Chancy J. Gatlin-Anderson Special to Colorado Community Media
Colorado State University doctoral student Xinyi “Katya” Zhou grew up celebrating Lunar New Year in her hometown of Beijing, China. Each year to celebrate, Zhou’s family would prepare an elaborate dinner on the eve of the Lunar New Year, full of potstickers, chilled braised beef, many prepared vegetables, chocolates, nuts and wine.
Potstickers, the most important part of Zhou’s family celebration, were made with yellow chives, eggs and napa cabbage with homemade Sichuan peppercorn oil to add flavor.
“Years ago, when my grandparents were healthier, we’d make potstickers together. My mom would mix the fillings and my grandpa — the chief in the family — was the quality control and would tell Mom if the potstickers need more salt or any adjustments,” said Zhou. “Grandma, my mom, and sometimes my aunt, would actually make the potstickers. I would help as well, especially as I got older. My uncle either helped with the potsticker making or would make the dough and roll it into thin pieces.”
Guests would come and go from Zhou’s house throughout the several days of the Lunar New Year celebrations, sometimes bringing gifts along with them such as food and potted plants. Guests were greeted by a decorated front door, adorned with the Chinese character that means luck.
Zhou’s family will be celebrating the Lunar New Year in Beijing, but because it falls in the middle of the spring semester, Zhou will be staying in Colorado and expects to spend most of the time dedicated to her studies — writing and working on her dissertation, she said.
“I do want to find some time to make potstickers with my boyfriend and friends from the CSU anthropology department, if I have time,” Zhou added.

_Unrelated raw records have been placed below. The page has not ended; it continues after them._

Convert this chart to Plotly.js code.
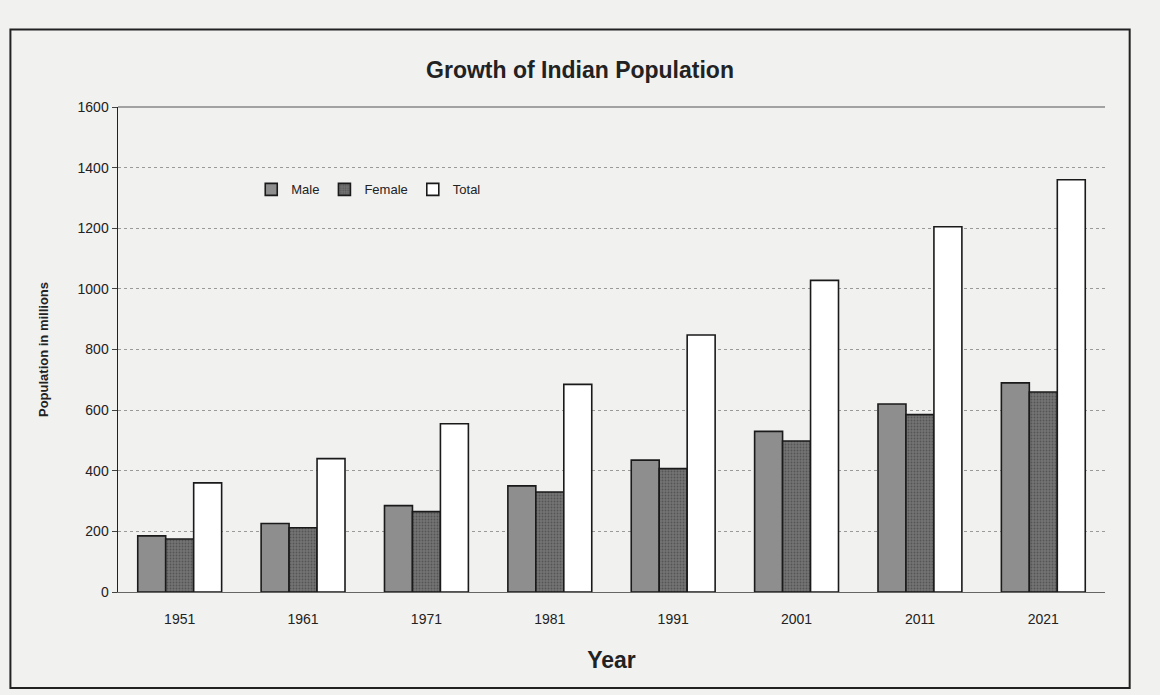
<!DOCTYPE html>
<html>
<head>
<meta charset="utf-8">
<script src="https://cdn.plot.ly/plotly-3.0.1.min.js"></script>
<style>
  html, body { margin: 0; padding: 0; background: #f1f1f0; }
  #chart { width: 1160px; height: 695px; }
</style>
</head>
<body>
<div id="chart"></div>
<script>
const years = ['1951', '1961', '1971', '1981', '1991', '2001', '2011', '2021'];
const male = [185, 226, 285, 350, 435, 530, 620, 690];
const female = [175, 212, 265, 330, 407, 498, 585, 660];
const total = [360, 440, 555, 685, 848, 1028, 1205, 1360];
const yTicks = [0, 200, 400, 600, 800, 1000, 1200, 1400, 1600];

const outline = { color: '#1a1a1a', width: 1.6 };
const traces = [
  { type: 'bar', name: 'Male', x: years, y: male,
    marker: { color: '#8e8e8e', line: outline } },
  { type: 'bar', name: 'Female', x: years, y: female,
    marker: { color: '#6f6f6f', line: outline, pattern: { shape: '.', fgcolor: '#555555', bgcolor: '#747474', size: 3, solidity: 0.3 } } },
  { type: 'bar', name: 'Total', x: years, y: total,
    marker: { color: '#ffffff', line: outline } }
];

const layout = {
  width: 1160, height: 695,
  margin: { l: 118, r: 55, t: 107, b: 103 },
  paper_bgcolor: '#f1f1f0',
  plot_bgcolor: '#f1f1f0',
  font: { family: 'Liberation Sans, Arial, sans-serif', color: '#222222', size: 14 },
  title: { text: '<b>Growth of Indian Population</b>', x: 0.5, xanchor: 'center', y: 0.9, yanchor: 'middle',
           font: { size: 23, color: '#222222' } },
  barmode: 'group',
  bargap: 0.32,
  bargroupgap: 0,
  xaxis: {
    type: 'category',
    showgrid: false,
    showline: true, linecolor: '#666666', linewidth: 1,
    ticks: 'outside', ticklen: 14, tickcolor: 'rgba(0,0,0,0)',
    tickfont: { size: 14 },
    title: { text: '<b>Year</b>', font: { size: 23 }, standoff: 26 }
  },
  yaxis: {
    range: [0, 1600],
    tickvals: yTicks,
    ticktext: yTicks.map(String),
    showgrid: true, gridcolor: '#9a9a9a', griddash: 'dot', gridwidth: 1,
    zeroline: false,
    showline: true, linecolor: '#222222', linewidth: 1.5,
    ticks: 'outside', ticklen: 5, tickcolor: '#444444',
    tickfont: { size: 14 },
    title: { text: '<b>Population in millions</b>', font: { size: 13 }, standoff: 26 }
  },
  legend: {
    orientation: 'h',
    x: 0.135, y: 0.83, xanchor: 'left', yanchor: 'middle',
    bgcolor: 'rgba(0,0,0,0)',
    font: { size: 13 },
    itemwidth: 30,
    traceorder: 'normal'
  },
  shapes: [
    { type: 'rect', xref: 'paper', yref: 'paper',
      x0: -0.109, x1: 1.025, y0: -0.198, y1: 1.16,
      line: { color: '#222222', width: 2 }, fillcolor: 'rgba(0,0,0,0)', layer: 'below' },
    { type: 'line', xref: 'paper', yref: 'paper', x0: 0, x1: 1, y0: 1, y1: 1,
      line: { color: '#555555', width: 1.2 }, layer: 'below' }
  ]
};

Plotly.newPlot('chart', traces, layout, { displayModeBar: false, staticPlot: true });
</script>
</body>
</html>
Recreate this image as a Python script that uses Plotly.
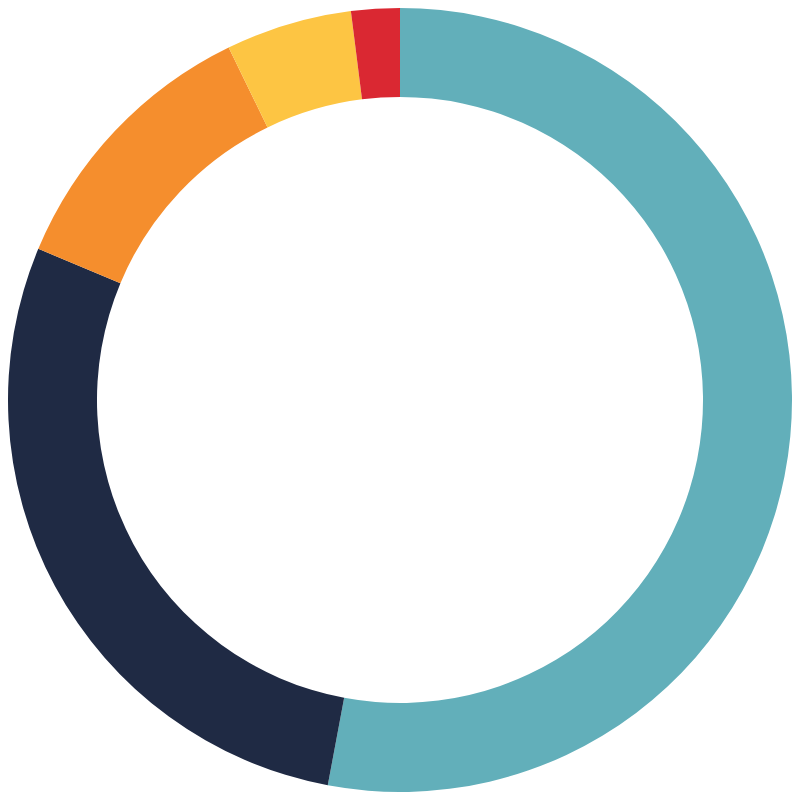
import plotly.graph_objects as go

labels = ["A", "B", "C", "D", "E"]
values = [52.95, 28.35, 11.5, 5.2, 2.0]
colors = ["#62AFBA", "#1F2A44", "#F58E2D", "#FDC543", "#DA2832"]

fig = go.Figure(go.Pie(
    labels=labels,
    values=values,
    hole=0.773,
    sort=False,
    direction="clockwise",
    rotation=0,
    marker=dict(colors=colors, line=dict(width=0)),
    textinfo="none",
    hoverinfo="label+percent",
    domain=dict(x=[0, 1], y=[0, 1]),
))
fig.update_layout(
    width=784, height=784,
    margin=dict(l=0, r=0, t=0, b=0),
    showlegend=False,
    paper_bgcolor="white",
    plot_bgcolor="white",
)
fig.write_html("out.html")
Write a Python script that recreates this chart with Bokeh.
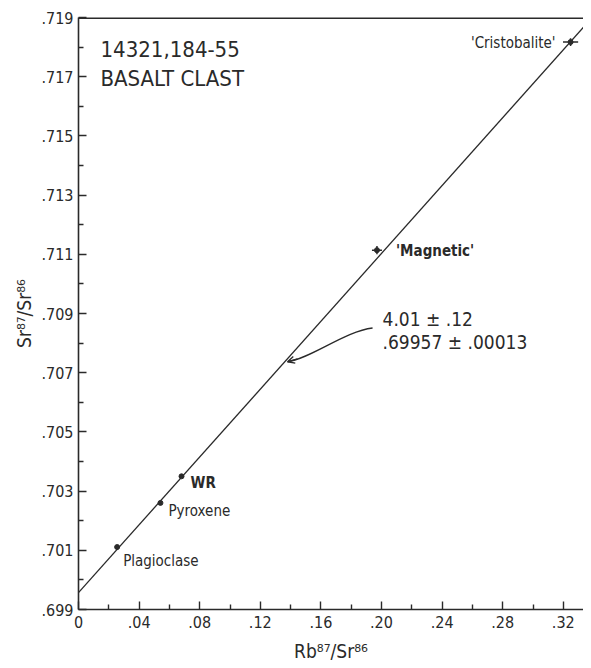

Lunar New Year celebrated in many places
China is a large, diverse country with varying cultural traditions. The majority of the population celebrates Lunar New Year and it is traditionally associated with the reunion of families, homemade food and time off work. Many people hold parties with food and dancing, and towns usually set off fireworks. In many areas of China, people receive seven days off of work, as preparations for the holiday start well in advance.
Lunar New Year is also celebrated outside of China in other East Asian countries such as Taiwan and Korea; in India in South Asia; in Singapore, Vietnam and Malaysia in Southeast Asia; and in parts of the Middle East and North America.
The 2023 Chinese Lunar New Year marks the year of the rabbit. Each year’s animal classification is a part of the Chinese zodiac and is based on the lunar calendar. The Chinese zodiac repeats on a 12-year cycle. For 2023, the rabbit symbolizes compassion, creativity, conflict avoidance, friendship and family bonding. Many Chinese people use the zodiac symbolism to help define the coming year.
Parties for the incoming year of the rabbit and Lunar New Year celebration will be held across the world, including one in Denver hosted by the Nathan Yip Foundation.
The Nathan Yip Chinese New Year Celebration is Denver’s largest and, according to the foundation, the most authentic Lunar New Year Party. It will take place on Feb. 4.
“The event is going to be amazing,” said Nathan Yip Foundation Executive Director Jill Shenkel Henwood.
This year’s event will have a Chino-Latino theme, and the Colorado Mambo Orchestra will provide musical entertainment.
“We have a large Hispanic population, so it’s fitting to reflect the diversity of the city and the rest of the state,” Henwood said. “We really want to celebrate the mixing of cultures with this event.”
In addition to the musical entertainment, the event will include a silent and live auction, a cocktail hour, lion dancers, a main presentation, family style dining and a post-dinner night market.
The dinner will include a traditional Chinese “prosperity” salad toss called yusheng. The tradition involves the mixing of traditional Chinese ingredients — all of which symbolize positive things such as money, luck, long life and prosperity in business. Ingredients are added to the salad one at a time and are accompanied by recited greetings of good luck.
The Nathan Yip Foundation has a rich history of improving education quality and access in remote areas of China. Now, they’ve turned their attention to Colorado, supporting teachers and students in rural school districts.
The Lunar New Year Celebration is the foundation’s biggest fundraising event of the year, and proceeds from the event will help support its mission.
“After spending years working to help schools in rural China, the Nathan Yip Foundation Board decided to look at the struggles in our own backyard and those of students in rural Colorado,” said Henwood. “We’re working to address the equity and opportunity gap that exists between education in the city compared to rural Colorado schools.”